Task directions:
Leaving out every picture, quote the data below exactly as it appears.

Data provided:
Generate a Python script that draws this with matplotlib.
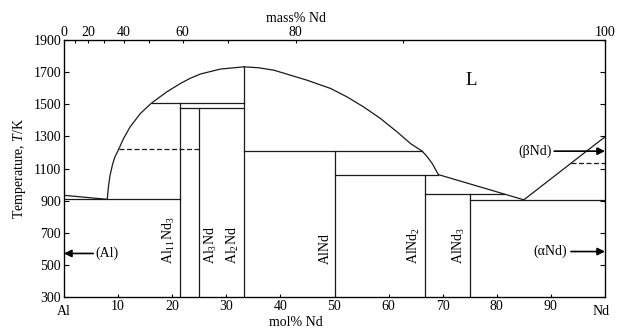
import matplotlib
matplotlib.use('Agg')
import matplotlib.pyplot as plt
import numpy as np

plt.rcParams['font.family'] = ['Liberation Serif', 'DejaVu Serif']
plt.rcParams['mathtext.fontset'] = 'custom'
plt.rcParams['mathtext.rm'] = 'Liberation Serif'
plt.rcParams['mathtext.it'] = 'Liberation Serif:italic'
plt.rcParams['font.size'] = 10

### data (mol% Nd, T in K) ###
liq_left_x = [8.0, 8.2, 8.5, 9.0, 9.4, 10.1, 11.0, 12.2, 14.1, 16.2, 19.0, 21.5, 23.3,
              25.2, 28.9, 33.3]
liq_left_T = [908, 983, 1056, 1129, 1171, 1219, 1286, 1358, 1442, 1508, 1577, 1629, 1661,
              1688, 1719, 1733]
liq_right_x = [33.3, 36.0, 38.8, 44.9, 49.3, 52.3, 55.4, 58.5, 61.6, 64.1, 66.2, 67.1,
               68.1, 69.2, 85.0, 100.0]
liq_right_T = [1733, 1727, 1712, 1650, 1598, 1546, 1483, 1411, 1327, 1254, 1208, 1175,
               1129, 1062, 905, 1297]
al_melt_x = [0.0, 8.0]
al_melt_T = [933, 908]

# horizontal invariant lines: (x start, x end, T)
inv_x0 = [0.0, 16.2, 21.4, 33.3, 50.0, 66.7, 75.0]
inv_x1 = [21.4, 33.3, 33.3, 66.2, 69.2, 81.3, 100.0]
inv_T = [908, 1508, 1477, 1208, 1062, 942, 905]

# dashed transitions
dash_x0 = [10.1, 93.7]
dash_x1 = [25.0, 100.0]
dash_T = [1219, 1133]

# compounds: composition, top temperature, label, label side
comp_x = [21.4, 25.0, 33.3, 50.0, 66.7, 75.0]
comp_T = [1508, 1477, 1733, 1208, 1062, 942]
comp_lab = ['Al$_{11}$Nd$_3$', 'Al$_3$Nd', 'Al$_2$Nd', 'AlNd', 'AlNd$_2$', 'AlNd$_3$']
comp_side = ['right', 'left', 'right', 'right', 'right', 'right']

yticks = [300, 500, 700, 900, 1100, 1300, 1500, 1700, 1900]
xticks = [10, 20, 30, 40, 50, 60, 70, 80, 90]
mass_major = [0, 20, 40, 60, 80, 100]
mass_minor = [10, 30, 50, 70, 90]

M_Al = 26.98
M_Nd = 144.24


def mass2mol(w):
    w = np.asarray(w, dtype=float)
    nd = w / M_Nd
    al = (100. - w) / M_Al
    return 100. * nd / (nd + al)


fig = plt.figure(figsize=(6.23, 3.29), dpi=100)
ax = fig.add_axes([64/623., 1-297/329., (605-64)/623., (297-40)/329.])
lc = '#1a1a1a'
lw = 0.9

ax.plot(liq_left_x, liq_left_T, color=lc, lw=lw)
ax.plot(liq_right_x, liq_right_T, color=lc, lw=lw)
ax.plot(al_melt_x, al_melt_T, color=lc, lw=lw)
for i in range(len(inv_T)):
    ax.plot([inv_x0[i], inv_x1[i]], [inv_T[i], inv_T[i]], color=lc, lw=lw)
for i in range(len(dash_T)):
    ax.plot([dash_x0[i], dash_x1[i]], [dash_T[i], dash_T[i]], color=lc, lw=lw,
            linestyle=(0, (4, 2)))
for i in range(len(comp_x)):
    ax.plot([comp_x[i], comp_x[i]], [300, comp_T[i]], color=lc, lw=lw)
    if comp_side[i] == 'right':
        ax.text(comp_x[i]-0.5, 505, comp_lab[i], rotation=90, ha='right', va='bottom')
    else:
        ax.text(comp_x[i]+0.6, 505, comp_lab[i], rotation=90, ha='left', va='bottom')

ax.text(75.2, 1650, 'L', fontsize=13.5, ha='center', va='center')

# phase arrows
arw = dict(arrowstyle='-|>', color='k', lw=1.2, mutation_scale=11, shrinkA=0, shrinkB=0)
ax.annotate('', xy=(0, 571), xytext=(5.4, 571), arrowprops=arw)
ax.text(5.8, 571, '(Al)', ha='left', va='center')
ax.annotate('', xy=(100, 583), xytext=(93.7, 583), arrowprops=arw)
ax.text(92.9, 583, '(\u03b1Nd)', ha='right', va='center')
ax.annotate('', xy=(100, 1208), xytext=(90.6, 1208), arrowprops=arw)
ax.text(90.2, 1208, '(\u03b2Nd)', ha='right', va='center')

ax.set_xlim(0, 100)
ax.set_ylim(300, 1900)
ax.set_yticks(yticks)
ax.set_xticks(xticks)
ax.tick_params(axis='y', which='both', direction='in', length=3.8, width=0.8,
               right=True, labelright=False, pad=2)
ax.tick_params(axis='x', which='both', direction='in', length=2.5, width=0.8, pad=2)
ax.text(0, -0.057, 'Al', transform=ax.get_xaxis_transform(), ha='center', va='center')
ax.text(99.2, -0.057, 'Nd', transform=ax.get_xaxis_transform(), ha='center', va='center')
ax.text(42.8, -0.112, 'mol% Nd', transform=ax.get_xaxis_transform(), ha='center',
        va='baseline')
ax.set_ylabel('Temperature, $T$/K', labelpad=4)
for s in ax.spines.values():
    s.set_linewidth(0.9)

# mass% Nd on top
ax2 = ax.twiny()
ax2.set_xlim(0, 100)
ax2.set_xticks(mass2mol(mass_major))
ax2.set_xticklabels([str(m) for m in mass_major])
ax2.set_xticks(mass2mol(mass_minor), minor=True)
ax2.tick_params(axis='x', which='both', direction='in', length=2.5, width=0.8, pad=1)
ax2.text(mass2mol(80), 1.085, 'mass% Nd', transform=ax2.get_xaxis_transform(),
         ha='center', va='center')

plt.savefig('out.png', dpi=100)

Solution below:
Generate a Python script that draws this with matplotlib.
import matplotlib
matplotlib.use('Agg')
import matplotlib.pyplot as plt
import numpy as np

plt.rcParams['font.family'] = ['Liberation Serif', 'DejaVu Serif']
plt.rcParams['mathtext.fontset'] = 'custom'
plt.rcParams['mathtext.rm'] = 'Liberation Serif'
plt.rcParams['mathtext.it'] = 'Liberation Serif:italic'
plt.rcParams['font.size'] = 10

### data (mol% Nd, T in K) ###
liq_left_x = [8.0, 8.2, 8.5, 9.0, 9.4, 10.1, 11.0, 12.2, 14.1, 16.2, 19.0, 21.5, 23.3,
              25.2, 28.9, 33.3]
liq_left_T = [908, 983, 1056, 1129, 1171, 1219, 1286, 1358, 1442, 1508, 1577, 1629, 1661,
              1688, 1719, 1733]
liq_right_x = [33.3, 36.0, 38.8, 44.9, 49.3, 52.3, 55.4, 58.5, 61.6, 64.1, 66.2, 67.1,
               68.1, 69.2, 85.0, 100.0]
liq_right_T = [1733, 1727, 1712, 1650, 1598, 1546, 1483, 1411, 1327, 1254, 1208, 1175,
               1129, 1062, 905, 1297]
al_melt_x = [0.0, 8.0]
al_melt_T = [933, 908]

# horizontal invariant lines: (x start, x end, T)
inv_x0 = [0.0, 16.2, 21.4, 33.3, 50.0, 66.7, 75.0]
inv_x1 = [21.4, 33.3, 33.3, 66.2, 69.2, 81.3, 100.0]
inv_T = [908, 1508, 1477, 1208, 1062, 942, 905]

# dashed transitions
dash_x0 = [10.1, 93.7]
dash_x1 = [25.0, 100.0]
dash_T = [1219, 1133]

# compounds: composition, top temperature, label, label side
comp_x = [21.4, 25.0, 33.3, 50.0, 66.7, 75.0]
comp_T = [1508, 1477, 1733, 1208, 1062, 942]
comp_lab = ['Al$_{11}$Nd$_3$', 'Al$_3$Nd', 'Al$_2$Nd', 'AlNd', 'AlNd$_2$', 'AlNd$_3$']
comp_side = ['right', 'left', 'right', 'right', 'right', 'right']

yticks = [300, 500, 700, 900, 1100, 1300, 1500, 1700, 1900]
xticks = [10, 20, 30, 40, 50, 60, 70, 80, 90]
mass_major = [0, 20, 40, 60, 80, 100]
mass_minor = [10, 30, 50, 70, 90]

M_Al = 26.98
M_Nd = 144.24


def mass2mol(w):
    w = np.asarray(w, dtype=float)
    nd = w / M_Nd
    al = (100. - w) / M_Al
    return 100. * nd / (nd + al)


fig = plt.figure(figsize=(6.23, 3.29), dpi=100)
ax = fig.add_axes([64/623., 1-297/329., (605-64)/623., (297-40)/329.])
lc = '#1a1a1a'
lw = 0.9

ax.plot(liq_left_x, liq_left_T, color=lc, lw=lw)
ax.plot(liq_right_x, liq_right_T, color=lc, lw=lw)
ax.plot(al_melt_x, al_melt_T, color=lc, lw=lw)
for i in range(len(inv_T)):
    ax.plot([inv_x0[i], inv_x1[i]], [inv_T[i], inv_T[i]], color=lc, lw=lw)
for i in range(len(dash_T)):
    ax.plot([dash_x0[i], dash_x1[i]], [dash_T[i], dash_T[i]], color=lc, lw=lw,
            linestyle=(0, (4, 2)))
for i in range(len(comp_x)):
    ax.plot([comp_x[i], comp_x[i]], [300, comp_T[i]], color=lc, lw=lw)
    if comp_side[i] == 'right':
        ax.text(comp_x[i]-0.5, 505, comp_lab[i], rotation=90, ha='right', va='bottom')
    else:
        ax.text(comp_x[i]+0.6, 505, comp_lab[i], rotation=90, ha='left', va='bottom')

ax.text(75.2, 1650, 'L', fontsize=13.5, ha='center', va='center')

# phase arrows
arw = dict(arrowstyle='-|>', color='k', lw=1.2, mutation_scale=11, shrinkA=0, shrinkB=0)
ax.annotate('', xy=(0, 571), xytext=(5.4, 571), arrowprops=arw)
ax.text(5.8, 571, '(Al)', ha='left', va='center')
ax.annotate('', xy=(100, 583), xytext=(93.7, 583), arrowprops=arw)
ax.text(92.9, 583, '(\u03b1Nd)', ha='right', va='center')
ax.annotate('', xy=(100, 1208), xytext=(90.6, 1208), arrowprops=arw)
ax.text(90.2, 1208, '(\u03b2Nd)', ha='right', va='center')

ax.set_xlim(0, 100)
ax.set_ylim(300, 1900)
ax.set_yticks(yticks)
ax.set_xticks(xticks)
ax.tick_params(axis='y', which='both', direction='in', length=3.8, width=0.8,
               right=True, labelright=False, pad=2)
ax.tick_params(axis='x', which='both', direction='in', length=2.5, width=0.8, pad=2)
ax.text(0, -0.057, 'Al', transform=ax.get_xaxis_transform(), ha='center', va='center')
ax.text(99.2, -0.057, 'Nd', transform=ax.get_xaxis_transform(), ha='center', va='center')
ax.text(42.8, -0.112, 'mol% Nd', transform=ax.get_xaxis_transform(), ha='center',
        va='baseline')
ax.set_ylabel('Temperature, $T$/K', labelpad=4)
for s in ax.spines.values():
    s.set_linewidth(0.9)

# mass% Nd on top
ax2 = ax.twiny()
ax2.set_xlim(0, 100)
ax2.set_xticks(mass2mol(mass_major))
ax2.set_xticklabels([str(m) for m in mass_major])
ax2.set_xticks(mass2mol(mass_minor), minor=True)
ax2.tick_params(axis='x', which='both', direction='in', length=2.5, width=0.8, pad=1)
ax2.text(mass2mol(80), 1.085, 'mass% Nd', transform=ax2.get_xaxis_transform(),
         ha='center', va='center')

plt.savefig('out.png', dpi=100)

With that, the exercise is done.